I have been doing gas flow rate, pipe sizing and pressure drop calculations. Please provide me spreadsheets for calculations.

[breizh]

Consider this resource :http://www.pipeflowcalculations.com/naturalgas/

You should think about developping your own calculation sheet and using the search button you will find literature
Breizh

[Shivshankar]

Gourav,

Please put your data and calculations.

Regards
Shivshankar

[Steve Hall]

Several products are available in the store on this site.

[breizh]

Gourav,
I've attached calculation (after revision) to support . As stated initially better to develop your own sheet .

Breizh

[asade abiodun]

According to API 14E, section 2.4, the sizing criteria for a single phase Gas line is based on velocity to avoid noise which must not exceed 60 ft/s. It also listed out various pressure drop calculation equations (Weymouth, Panhandle, Spitzglass).
I would like to know when and where to use each of these equations? e.g. piping network within facility and pipelines.

[Steve Hall]

With modern methods, the Panhandle and Weymouth Equations aren't used unless dictated by a Code. (Even though the answers obtained from the equations depend on an assumed efficiency factor, if everyone in a camparable group uses the exact same equation with the same assumptions their results can be compared to each other -- this is sometimes more important than the accuracy of the results).

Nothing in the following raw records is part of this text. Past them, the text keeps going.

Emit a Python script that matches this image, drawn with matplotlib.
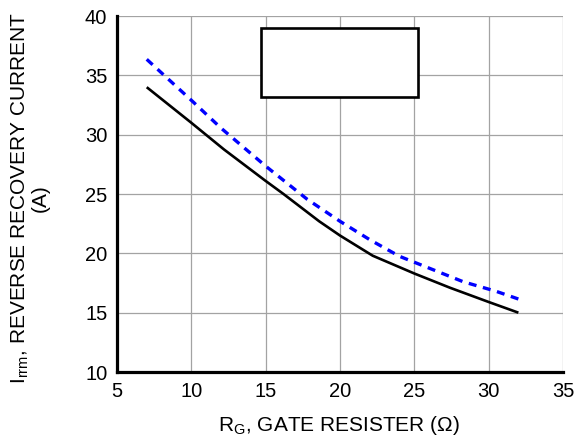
import matplotlib
matplotlib.use("Agg")
import matplotlib.pyplot as plt
from matplotlib.patches import Rectangle

plt.rcParams['font.family'] = ['Liberation Sans', 'DejaVu Sans']
plt.rcParams['mathtext.fontset'] = 'custom'
plt.rcParams['mathtext.rm'] = 'Liberation Sans'

# Data
rg_solid = [7, 10, 12.2, 15, 16.2, 18.6, 20, 22.2, 25, 27.4, 30, 32]
irrm_solid = [34.0, 31.0, 28.75, 26.1, 25.0, 22.7, 21.5, 19.8, 18.3, 17.1, 15.9, 15.0]
rg_dashed = [7, 10, 12, 15, 17.8, 20, 22, 24, 26, 28.3, 30.5, 32]
irrm_dashed = [36.35, 32.9, 30.55, 27.35, 24.55, 22.7, 21.15, 19.75, 18.75, 17.6, 16.8, 16.15]
xticks = [5, 10, 15, 20, 25, 30, 35]
yticks = [10, 15, 20, 25, 30, 35, 40]

fig = plt.figure(figsize=(5.77, 4.44), dpi=100)
ax = fig.add_axes([117/577, 1-372/444, (563-117)/577, (372-16)/444])

ax.plot(rg_solid, irrm_solid, color='black', lw=1.9, solid_joinstyle='round',
        solid_capstyle='butt', zorder=3)
ax.plot(rg_dashed, irrm_dashed, color='#0000ff', lw=2.4, ls=(0, (2.4, 2.0)),
        dash_joinstyle='round', zorder=3)

ax.set_xlim(5, 35)
ax.set_ylim(10, 40)
ax.set_xticks(xticks)
ax.set_yticks(yticks)
ax.grid(True, color='#a3a3a3', lw=0.9)
ax.set_axisbelow(True)
for s in ['top', 'right']:
    ax.spines[s].set_visible(False)
for s in ['left', 'bottom']:
    ax.spines[s].set_linewidth(2.3)
    ax.spines[s].set_color('black')
    ax.spines[s].set_zorder(5)
ax.tick_params(length=0, labelsize=14.5, pad=7)

# empty legend box
ax.add_patch(Rectangle((0.323, 0.772), 0.353, 0.193, transform=ax.transAxes,
                       fc='white', ec='black', lw=1.9, zorder=4, clip_on=False))

ax.set_xlabel(r'R$_\mathregular{G}$, GATE RESISTER (Ω)', fontsize=15)
ax.set_ylabel('I$_\\mathregular{rrm}$, REVERSE RECOVERY CURRENT\n(A)', fontsize=15,
              linespacing=1.0)
ax.xaxis.set_label_coords(0.497, -0.118)
ax.yaxis.set_label_coords(-0.150, 0.489)

fig.savefig('out.png', dpi=100)
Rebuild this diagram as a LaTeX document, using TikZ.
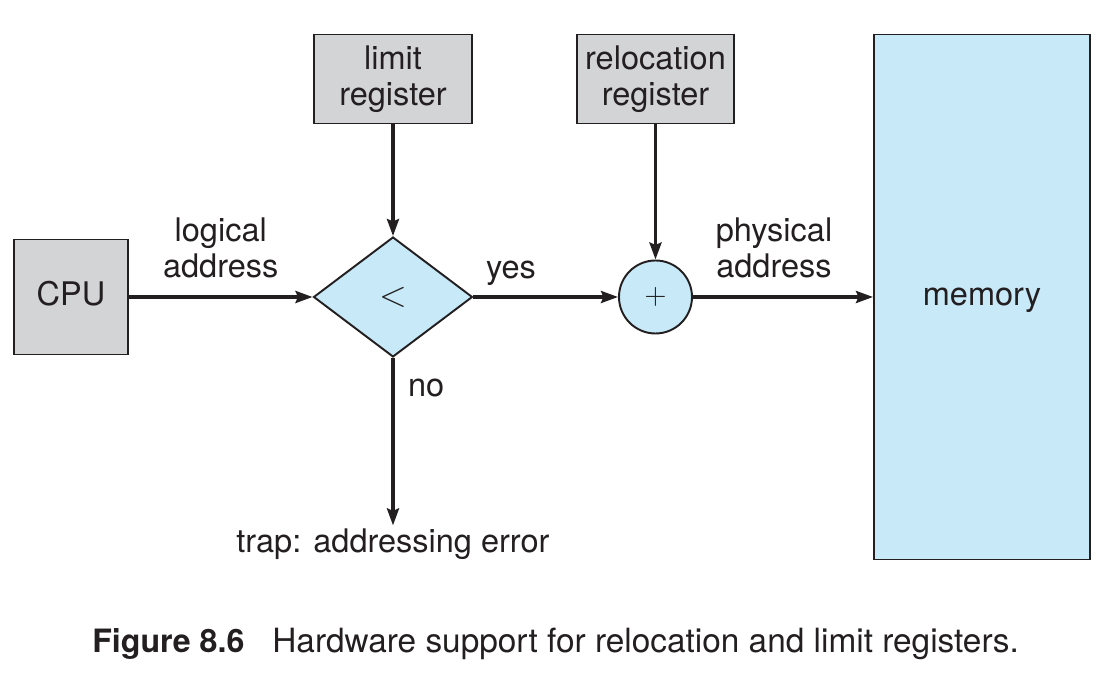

From Rules of Thumb for Chemical Engineers, 5th Edition:

"Three equations commonly encountered in the natural gas industry are the Panhandle A, Panhandle B, and Weymouth equations. Often cited for use in calculating pressure drop in long transmission pipelines, they each incorporate a friction factor term so the friction factor is not calculated independently. The advantage is that the pressure drop is correlated directly with flow rate. The drawback is that the friction factor term is relatively inaccurate when compared with the Darcy factor, especially at low flow rates (i.e., in the laminar region). But in each case, at low flow they are conservative and under-predict flow while at high flow they are overly optimistic and over-predict flow. The primary difference between the equations is where the low and high flow are defined.

"The equations assume isothermal flow. If temperature change is defined (due to heat transfer through the pipe wall, not from adiabatic expansion), the average temperature is used in the equation. To account for surface roughness in the pipe, as well as other factors such as bends and fittings, an “efficiency” factor is introduced, typically ranging from 0.85 to 0.92. As a pipe corrodes, the efficiency decreases. This is because the equations are arranged to return the flow rate for a given set of conditions, including pressure drop. Thus, rougher pipe means lower flow."

Edited by Steve Hall, 18 September 2012 - 06:26 AM.